> What the task requires:
Copy exactly the lines from the beginning of the data down to and including the line holding "1150, 1020, 920]", without any pictures.
==*==
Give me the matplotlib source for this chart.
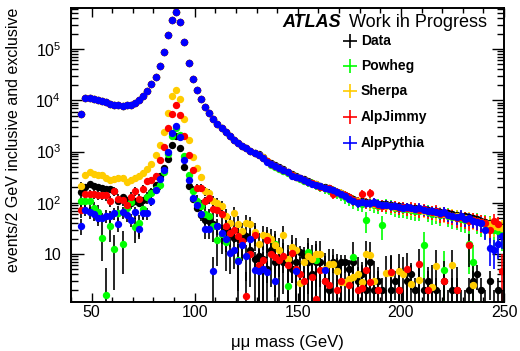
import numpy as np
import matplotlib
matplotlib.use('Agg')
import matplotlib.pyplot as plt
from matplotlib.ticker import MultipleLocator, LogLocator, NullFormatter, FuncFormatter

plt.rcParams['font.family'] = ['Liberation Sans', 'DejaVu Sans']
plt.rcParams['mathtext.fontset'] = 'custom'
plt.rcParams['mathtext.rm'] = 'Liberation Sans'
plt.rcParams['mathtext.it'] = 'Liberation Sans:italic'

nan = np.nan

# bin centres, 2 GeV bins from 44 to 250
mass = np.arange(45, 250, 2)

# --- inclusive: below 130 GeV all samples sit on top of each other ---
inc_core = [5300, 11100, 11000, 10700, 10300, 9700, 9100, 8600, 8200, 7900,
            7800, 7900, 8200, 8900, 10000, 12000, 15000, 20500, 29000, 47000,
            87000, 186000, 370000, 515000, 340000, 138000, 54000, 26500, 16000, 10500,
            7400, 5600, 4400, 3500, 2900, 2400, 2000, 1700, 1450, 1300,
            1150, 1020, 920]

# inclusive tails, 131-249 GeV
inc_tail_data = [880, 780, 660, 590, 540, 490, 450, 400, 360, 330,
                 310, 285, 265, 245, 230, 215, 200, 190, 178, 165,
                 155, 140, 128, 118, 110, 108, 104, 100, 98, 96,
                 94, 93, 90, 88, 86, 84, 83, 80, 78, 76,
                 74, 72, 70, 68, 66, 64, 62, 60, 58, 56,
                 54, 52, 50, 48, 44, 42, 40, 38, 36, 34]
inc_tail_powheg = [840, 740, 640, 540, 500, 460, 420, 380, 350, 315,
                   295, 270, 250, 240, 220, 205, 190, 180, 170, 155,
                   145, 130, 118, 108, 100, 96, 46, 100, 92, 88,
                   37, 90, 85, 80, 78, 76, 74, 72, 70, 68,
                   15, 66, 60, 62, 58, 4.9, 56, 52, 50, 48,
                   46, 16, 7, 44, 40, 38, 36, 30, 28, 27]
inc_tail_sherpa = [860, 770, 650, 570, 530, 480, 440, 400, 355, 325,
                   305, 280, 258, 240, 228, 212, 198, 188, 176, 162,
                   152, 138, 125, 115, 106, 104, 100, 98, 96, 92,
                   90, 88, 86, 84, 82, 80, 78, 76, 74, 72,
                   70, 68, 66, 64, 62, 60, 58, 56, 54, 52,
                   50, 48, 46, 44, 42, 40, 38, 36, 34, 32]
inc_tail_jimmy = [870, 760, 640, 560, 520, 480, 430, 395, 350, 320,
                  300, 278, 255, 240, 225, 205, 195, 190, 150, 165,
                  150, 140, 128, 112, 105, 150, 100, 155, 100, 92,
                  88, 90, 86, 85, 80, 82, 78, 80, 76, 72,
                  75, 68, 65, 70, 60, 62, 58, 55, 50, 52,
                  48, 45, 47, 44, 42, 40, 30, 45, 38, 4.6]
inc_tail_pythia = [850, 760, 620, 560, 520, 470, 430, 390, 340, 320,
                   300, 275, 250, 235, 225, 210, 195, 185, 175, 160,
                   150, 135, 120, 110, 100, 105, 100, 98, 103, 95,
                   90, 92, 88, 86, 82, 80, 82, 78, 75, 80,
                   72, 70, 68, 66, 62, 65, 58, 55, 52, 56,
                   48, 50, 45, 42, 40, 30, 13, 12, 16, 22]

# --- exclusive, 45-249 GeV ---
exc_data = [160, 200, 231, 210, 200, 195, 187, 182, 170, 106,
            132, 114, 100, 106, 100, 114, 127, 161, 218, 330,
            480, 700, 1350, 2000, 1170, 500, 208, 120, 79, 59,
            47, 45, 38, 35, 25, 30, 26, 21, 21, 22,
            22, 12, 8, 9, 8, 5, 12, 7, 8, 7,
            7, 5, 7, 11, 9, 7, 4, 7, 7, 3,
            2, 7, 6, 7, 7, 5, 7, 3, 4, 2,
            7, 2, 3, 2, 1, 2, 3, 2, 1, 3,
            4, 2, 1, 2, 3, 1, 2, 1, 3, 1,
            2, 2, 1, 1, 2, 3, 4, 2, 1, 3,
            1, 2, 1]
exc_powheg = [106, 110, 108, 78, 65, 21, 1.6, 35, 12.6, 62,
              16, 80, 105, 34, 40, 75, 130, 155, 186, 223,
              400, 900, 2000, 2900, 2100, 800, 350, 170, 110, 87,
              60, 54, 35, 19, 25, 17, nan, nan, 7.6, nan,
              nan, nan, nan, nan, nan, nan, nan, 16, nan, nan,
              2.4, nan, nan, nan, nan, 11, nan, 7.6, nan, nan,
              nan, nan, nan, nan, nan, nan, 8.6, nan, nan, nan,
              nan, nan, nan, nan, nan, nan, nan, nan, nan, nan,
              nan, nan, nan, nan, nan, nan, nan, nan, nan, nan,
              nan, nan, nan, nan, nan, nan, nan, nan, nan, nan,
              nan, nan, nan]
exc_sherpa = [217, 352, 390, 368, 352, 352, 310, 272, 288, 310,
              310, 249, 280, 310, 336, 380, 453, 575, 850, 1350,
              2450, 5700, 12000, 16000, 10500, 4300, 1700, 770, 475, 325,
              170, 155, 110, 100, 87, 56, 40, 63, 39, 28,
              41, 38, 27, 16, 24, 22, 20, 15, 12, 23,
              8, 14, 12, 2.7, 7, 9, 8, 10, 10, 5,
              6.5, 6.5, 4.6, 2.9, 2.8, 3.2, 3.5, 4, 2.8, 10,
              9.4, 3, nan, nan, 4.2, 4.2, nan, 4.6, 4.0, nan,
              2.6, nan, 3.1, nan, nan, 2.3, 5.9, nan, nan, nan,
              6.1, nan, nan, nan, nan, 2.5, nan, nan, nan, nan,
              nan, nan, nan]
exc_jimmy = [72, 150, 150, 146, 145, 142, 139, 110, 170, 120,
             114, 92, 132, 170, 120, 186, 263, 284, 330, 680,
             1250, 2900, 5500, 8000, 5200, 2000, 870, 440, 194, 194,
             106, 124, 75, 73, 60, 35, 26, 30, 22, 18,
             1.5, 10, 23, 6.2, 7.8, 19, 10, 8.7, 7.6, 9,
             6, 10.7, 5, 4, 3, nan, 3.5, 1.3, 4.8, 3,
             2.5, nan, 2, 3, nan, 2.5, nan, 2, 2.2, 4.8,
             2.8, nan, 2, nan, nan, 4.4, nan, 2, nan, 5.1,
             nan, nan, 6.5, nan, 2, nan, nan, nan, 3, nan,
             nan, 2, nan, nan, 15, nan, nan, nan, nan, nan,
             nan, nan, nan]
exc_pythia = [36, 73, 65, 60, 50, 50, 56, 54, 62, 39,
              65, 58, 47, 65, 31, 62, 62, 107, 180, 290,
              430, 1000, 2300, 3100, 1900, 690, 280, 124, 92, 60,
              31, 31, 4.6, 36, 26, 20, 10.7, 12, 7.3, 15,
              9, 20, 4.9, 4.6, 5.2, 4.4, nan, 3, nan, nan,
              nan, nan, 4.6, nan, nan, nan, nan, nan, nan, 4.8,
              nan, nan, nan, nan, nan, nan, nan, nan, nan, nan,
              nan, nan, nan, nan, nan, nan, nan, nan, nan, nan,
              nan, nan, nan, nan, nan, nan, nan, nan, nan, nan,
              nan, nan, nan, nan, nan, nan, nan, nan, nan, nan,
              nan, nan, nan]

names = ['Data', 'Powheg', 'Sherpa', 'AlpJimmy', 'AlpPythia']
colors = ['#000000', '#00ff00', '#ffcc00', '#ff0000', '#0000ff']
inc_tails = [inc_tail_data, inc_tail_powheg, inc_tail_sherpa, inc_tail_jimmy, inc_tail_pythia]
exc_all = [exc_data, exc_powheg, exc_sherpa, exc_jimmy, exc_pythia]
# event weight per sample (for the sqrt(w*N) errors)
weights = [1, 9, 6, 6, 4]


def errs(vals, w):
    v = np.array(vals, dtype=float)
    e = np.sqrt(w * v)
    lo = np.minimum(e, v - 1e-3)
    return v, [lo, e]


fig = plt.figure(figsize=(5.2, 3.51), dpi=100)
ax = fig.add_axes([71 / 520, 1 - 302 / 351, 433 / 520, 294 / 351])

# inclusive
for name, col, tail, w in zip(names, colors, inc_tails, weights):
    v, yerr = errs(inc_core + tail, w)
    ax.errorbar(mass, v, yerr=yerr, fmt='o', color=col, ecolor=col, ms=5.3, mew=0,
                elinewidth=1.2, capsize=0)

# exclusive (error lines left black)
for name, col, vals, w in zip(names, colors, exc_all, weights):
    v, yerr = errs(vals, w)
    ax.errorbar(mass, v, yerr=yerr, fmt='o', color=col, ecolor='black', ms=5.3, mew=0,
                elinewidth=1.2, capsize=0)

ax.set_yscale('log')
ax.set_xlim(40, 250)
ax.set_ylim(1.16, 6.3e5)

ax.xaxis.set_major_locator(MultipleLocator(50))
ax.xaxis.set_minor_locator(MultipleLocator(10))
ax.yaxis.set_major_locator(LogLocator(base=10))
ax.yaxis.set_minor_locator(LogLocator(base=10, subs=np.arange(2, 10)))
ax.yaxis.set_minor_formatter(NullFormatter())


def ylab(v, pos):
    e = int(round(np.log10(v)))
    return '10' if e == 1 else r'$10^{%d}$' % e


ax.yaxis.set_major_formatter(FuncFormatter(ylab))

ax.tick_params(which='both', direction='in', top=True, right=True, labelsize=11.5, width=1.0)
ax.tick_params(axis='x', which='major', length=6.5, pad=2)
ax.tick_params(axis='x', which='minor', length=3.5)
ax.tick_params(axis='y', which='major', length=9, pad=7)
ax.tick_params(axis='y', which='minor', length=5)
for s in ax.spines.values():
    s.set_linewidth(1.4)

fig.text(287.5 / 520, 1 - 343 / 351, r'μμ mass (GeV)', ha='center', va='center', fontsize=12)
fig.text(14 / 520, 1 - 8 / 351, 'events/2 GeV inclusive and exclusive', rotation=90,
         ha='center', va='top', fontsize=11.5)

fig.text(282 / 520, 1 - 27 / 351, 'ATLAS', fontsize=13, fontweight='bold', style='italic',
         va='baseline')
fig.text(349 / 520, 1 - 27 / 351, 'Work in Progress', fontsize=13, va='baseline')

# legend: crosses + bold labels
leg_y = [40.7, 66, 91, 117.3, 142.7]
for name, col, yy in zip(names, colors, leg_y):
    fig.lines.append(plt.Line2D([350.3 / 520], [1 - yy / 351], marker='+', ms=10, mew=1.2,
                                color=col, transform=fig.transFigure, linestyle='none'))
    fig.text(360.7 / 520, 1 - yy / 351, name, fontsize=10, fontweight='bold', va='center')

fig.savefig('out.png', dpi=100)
==*==
> Result for this exercise:
Give me the matplotlib source for this chart.
import numpy as np
import matplotlib
matplotlib.use('Agg')
import matplotlib.pyplot as plt
from matplotlib.ticker import MultipleLocator, LogLocator, NullFormatter, FuncFormatter

plt.rcParams['font.family'] = ['Liberation Sans', 'DejaVu Sans']
plt.rcParams['mathtext.fontset'] = 'custom'
plt.rcParams['mathtext.rm'] = 'Liberation Sans'
plt.rcParams['mathtext.it'] = 'Liberation Sans:italic'

nan = np.nan

# bin centres, 2 GeV bins from 44 to 250
mass = np.arange(45, 250, 2)

# --- inclusive: below 130 GeV all samples sit on top of each other ---
inc_core = [5300, 11100, 11000, 10700, 10300, 9700, 9100, 8600, 8200, 7900,
            7800, 7900, 8200, 8900, 10000, 12000, 15000, 20500, 29000, 47000,
            87000, 186000, 370000, 515000, 340000, 138000, 54000, 26500, 16000, 10500,
            7400, 5600, 4400, 3500, 2900, 2400, 2000, 1700, 1450, 1300,
            1150, 1020, 920]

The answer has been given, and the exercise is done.